◆ Data provided
[BEGIN]

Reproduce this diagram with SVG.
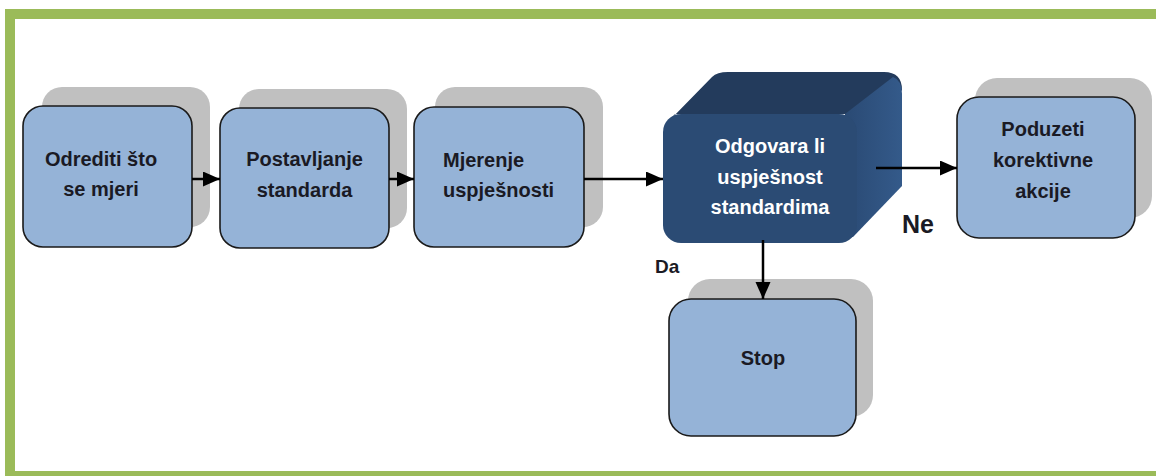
<svg xmlns="http://www.w3.org/2000/svg" width="1156" height="476" viewBox="0 0 1156 476">
<style>
.sh{fill:#c0c0c0}
.bx{fill:#95b3d7;stroke:#1a1a1a;stroke-width:1.6}
.t{font-family:"Liberation Sans",Arial,sans-serif;font-weight:bold;font-size:20px;fill:#1a1a24}
.c{text-anchor:middle}
.w{fill:#ffffff}
.ln{stroke:#000;stroke-width:2.5;fill:none}
.g{fill:#9bbb59}
</style>
<defs>
<marker id="ah" markerUnits="userSpaceOnUse" markerWidth="18" markerHeight="16" refX="17" refY="7.5" orient="auto">
<path d="M0,0 L17,7.5 L0,15 Z" fill="#000"/>
</marker>
<linearGradient id="rf" x1="0" y1="0" x2="1" y2="0">
<stop offset="0" stop-color="#2a4a74"/>
<stop offset="1" stop-color="#345a8a"/>
</linearGradient>
</defs>
<rect width="1156" height="476" fill="#ffffff"/>
<rect class="g" x="5" y="9" width="1151" height="10"/>
<rect class="g" x="5" y="9" width="10" height="467"/>
<rect class="g" x="5" y="471" width="1151" height="5"/>

<g id="n1">
<rect class="sh" x="42" y="87" width="168" height="140" rx="20"/>
<rect class="bx" x="23" y="106" width="169" height="141" rx="20"/>
<text class="t c" x="101" y="166">Odrediti što</text>
<text class="t c" x="101" y="196">se mjeri</text>
</g>
<g id="n2">
<rect class="sh" x="239" y="89" width="168" height="139" rx="20"/>
<rect class="bx" x="220" y="108" width="169" height="140" rx="20"/>
<text class="t c" x="304.5" y="166">Postavljanje</text>
<text class="t c" x="304.5" y="197">standarda</text>
</g>
<g id="n3">
<rect class="sh" x="435" y="87" width="168" height="140" rx="20"/>
<rect class="bx" x="414" y="107" width="170" height="140" rx="20"/>
<text class="t" x="443" y="167">Mjerenje</text>
<text class="t" x="443" y="197">uspješnosti</text>
</g>
<g id="n4">
<path d="M669,121 L712,77 Q717,72 728,72 L884,72 Q902,72 902,90 L860,134 L858,114 L675,114 Z" fill="#233b5c"/>
<path d="M845,114 L893,77 Q902,80 902,94 L902,186 L853,237 L845,237 Z" fill="url(#rf)"/>
<rect x="663" y="114" width="194" height="129" rx="18" fill="#2b4b74"/>
<text class="t c w" x="770" y="153">Odgovara li</text>
<text class="t c w" x="770" y="184">uspješnost</text>
<text class="t c w" x="770" y="214">standardima</text>
</g>
<g id="n5">
<rect class="sh" x="975" y="78" width="177" height="140" rx="22"/>
<rect class="bx" x="957" y="97" width="178" height="141" rx="22"/>
<text class="t c" x="1043" y="136">Poduzeti</text>
<text class="t c" x="1043" y="167">korektivne</text>
<text class="t c" x="1043" y="198">akcije</text>
</g>
<g id="n6">
<rect class="sh" x="688" y="279" width="185" height="138" rx="22"/>
<rect class="bx" x="669" y="299" width="187" height="137" rx="22"/>
<text class="t c" x="763" y="365">Stop</text>
</g>

<g id="connectors">
<line class="ln" x1="192" y1="179" x2="220" y2="179" marker-end="url(#ah)"/>
<line class="ln" x1="389" y1="179" x2="414" y2="179" marker-end="url(#ah)"/>
<line class="ln" x1="584" y1="179" x2="663" y2="179" marker-end="url(#ah)"/>
<line class="ln" x1="876" y1="168" x2="957" y2="168" marker-end="url(#ah)"/>
<line class="ln" x1="763" y1="240" x2="763" y2="299" marker-end="url(#ah)"/>
</g>
<text class="t" x="655" y="273" style="font-size:19px">Da</text>
<text class="t" x="902" y="233" style="font-size:25px">Ne</text>
</svg>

[END]

◆ Exercise aim
Quote the material exactly. Pictures stay out.

◆ Completed exercise
Reproduce this diagram with SVG.
<svg xmlns="http://www.w3.org/2000/svg" width="1156" height="476" viewBox="0 0 1156 476">
<style>
.sh{fill:#c0c0c0}
.bx{fill:#95b3d7;stroke:#1a1a1a;stroke-width:1.6}
.t{font-family:"Liberation Sans",Arial,sans-serif;font-weight:bold;font-size:20px;fill:#1a1a24}
.c{text-anchor:middle}
.w{fill:#ffffff}
.ln{stroke:#000;stroke-width:2.5;fill:none}
.g{fill:#9bbb59}
</style>
<defs>
<marker id="ah" markerUnits="userSpaceOnUse" markerWidth="18" markerHeight="16" refX="17" refY="7.5" orient="auto">
<path d="M0,0 L17,7.5 L0,15 Z" fill="#000"/>
</marker>
<linearGradient id="rf" x1="0" y1="0" x2="1" y2="0">
<stop offset="0" stop-color="#2a4a74"/>
<stop offset="1" stop-color="#345a8a"/>
</linearGradient>
</defs>
<rect width="1156" height="476" fill="#ffffff"/>
<rect class="g" x="5" y="9" width="1151" height="10"/>
<rect class="g" x="5" y="9" width="10" height="467"/>
<rect class="g" x="5" y="471" width="1151" height="5"/>

<g id="n1">
<rect class="sh" x="42" y="87" width="168" height="140" rx="20"/>
<rect class="bx" x="23" y="106" width="169" height="141" rx="20"/>
<text class="t c" x="101" y="166">Odrediti što</text>
<text class="t c" x="101" y="196">se mjeri</text>
</g>
<g id="n2">
<rect class="sh" x="239" y="89" width="168" height="139" rx="20"/>
<rect class="bx" x="220" y="108" width="169" height="140" rx="20"/>
<text class="t c" x="304.5" y="166">Postavljanje</text>
<text class="t c" x="304.5" y="197">standarda</text>
</g>
<g id="n3">
<rect class="sh" x="435" y="87" width="168" height="140" rx="20"/>
<rect class="bx" x="414" y="107" width="170" height="140" rx="20"/>
<text class="t" x="443" y="167">Mjerenje</text>
<text class="t" x="443" y="197">uspješnosti</text>
</g>
<g id="n4">
<path d="M669,121 L712,77 Q717,72 728,72 L884,72 Q902,72 902,90 L860,134 L858,114 L675,114 Z" fill="#233b5c"/>
<path d="M845,114 L893,77 Q902,80 902,94 L902,186 L853,237 L845,237 Z" fill="url(#rf)"/>
<rect x="663" y="114" width="194" height="129" rx="18" fill="#2b4b74"/>
<text class="t c w" x="770" y="153">Odgovara li</text>
<text class="t c w" x="770" y="184">uspješnost</text>
<text class="t c w" x="770" y="214">standardima</text>
</g>
<g id="n5">
<rect class="sh" x="975" y="78" width="177" height="140" rx="22"/>
<rect class="bx" x="957" y="97" width="178" height="141" rx="22"/>
<text class="t c" x="1043" y="136">Poduzeti</text>
<text class="t c" x="1043" y="167">korektivne</text>
<text class="t c" x="1043" y="198">akcije</text>
</g>
<g id="n6">
<rect class="sh" x="688" y="279" width="185" height="138" rx="22"/>
<rect class="bx" x="669" y="299" width="187" height="137" rx="22"/>
<text class="t c" x="763" y="365">Stop</text>
</g>

<g id="connectors">
<line class="ln" x1="192" y1="179" x2="220" y2="179" marker-end="url(#ah)"/>
<line class="ln" x1="389" y1="179" x2="414" y2="179" marker-end="url(#ah)"/>
<line class="ln" x1="584" y1="179" x2="663" y2="179" marker-end="url(#ah)"/>
<line class="ln" x1="876" y1="168" x2="957" y2="168" marker-end="url(#ah)"/>
<line class="ln" x1="763" y1="240" x2="763" y2="299" marker-end="url(#ah)"/>
</g>
<text class="t" x="655" y="273" style="font-size:19px">Da</text>
<text class="t" x="902" y="233" style="font-size:25px">Ne</text>
</svg>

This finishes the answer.